Eurozone Crisis: Markets Rise As Monti And Rajoy Make Deal With Merkel

Markets Rise After Surprise Euro Deal Is Reached

Financial markets have risen after European Union leaders threw a lifeline to the eurozone's tottering banks.

David Cameron welcomed the deal hammered out by the leaders of the 17-nation single currency bloc in the early hours of Friday, saying they had taken "some important steps".

The FTSE 100 Index rose 78 points on the news - a 1.4% increase - following the agreement in Brussels that struggling banks could have access to the EU's bailout funds without adding to government debt.

Monti and Merkel talk at the EU Summit in Brussels

The surprise deal came after Italian prime minister Mario Monti and Spain's Mariano Rajoy faced down Germany's chancellor Angela Merkel in a tense summit showdown.

Merkel had come to the summit determined to maintain her hardline position, insisting that there were no short-term fixes on the table.

But she was forced to relent after Monti and Rajoy - with the backing of French president Francois Hollande - made clear they would block any further progress at the summit if they did not receive assistance to curb their soaring borrowing rates.

In response, the yield on 10-year bonds in Italy and Spain fell to 4.5% and 5.8% respectively, away from the unsustainable 7% mark which pushed Greece, Portugal and Ireland into taking a bailout.

The agreement finally came after Cameron and the other nine non-eurozone leaders left the summit at around 1am, leaving the single currency bloc to thrash out their differences.

Arriving for Friday's final session, the prime minister said: "For a long time we have been saying that more action needs to be taken for short-term financial stability - more to recapitalise banks, to use firewalls to drive down bond spreads and interest rates to create greater stability.

"I think they took some important steps forward last night and I very much applaud that. There is still important work to do and that is what we will be doing today."

The "breakthrough" was announced by European Council president Herman van Rompuy.

"We are opening the possibilities for countries that are well-behaving to make use of financial stability instruments ... in order to reassure markets and get again some stability around some of the sovereign bonds of our member states," van Rompuy said.

He said they had also agreed the establishment of a joint banking supervisory body for the eurozone.

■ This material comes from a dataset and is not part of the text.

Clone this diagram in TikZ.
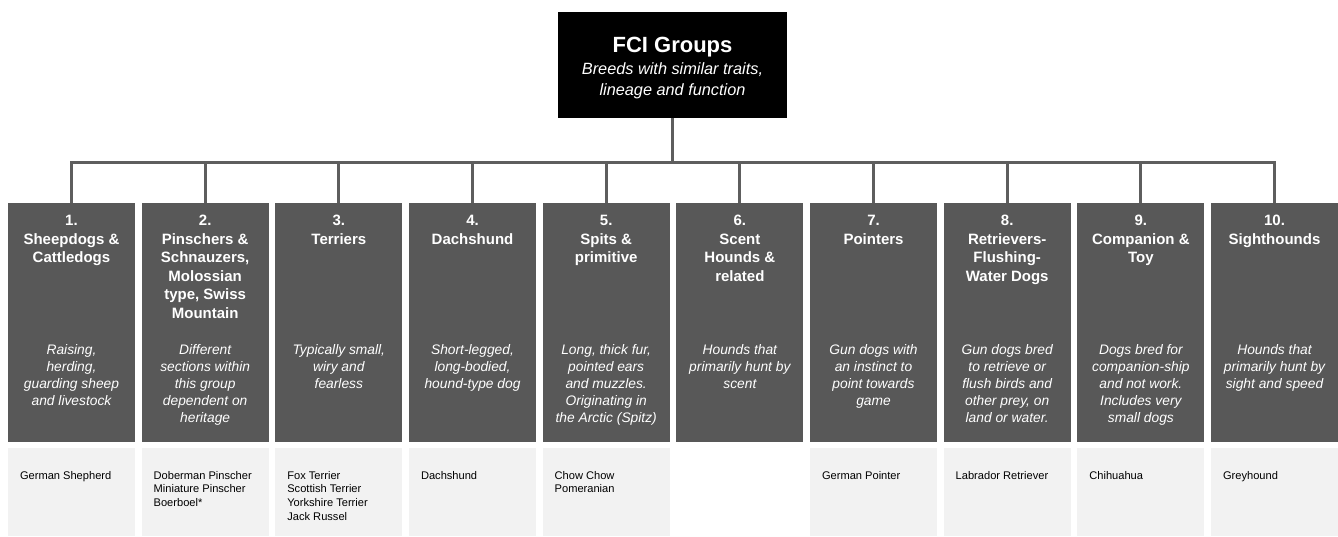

The summit had expected to focus on a 10-year road map for reform of the eurozone, setting out proposals for a banking union, fiscal union - and leading ultimately to political union.

A report fleshing out the details of the plan will now be delivered to the next EU summit in October.

Van Rompuy said it would be "a specific and time-bound roadmap for the achievement of a genuine economic and monetary union".

"The aim is to make the euro an irreversible project," he said.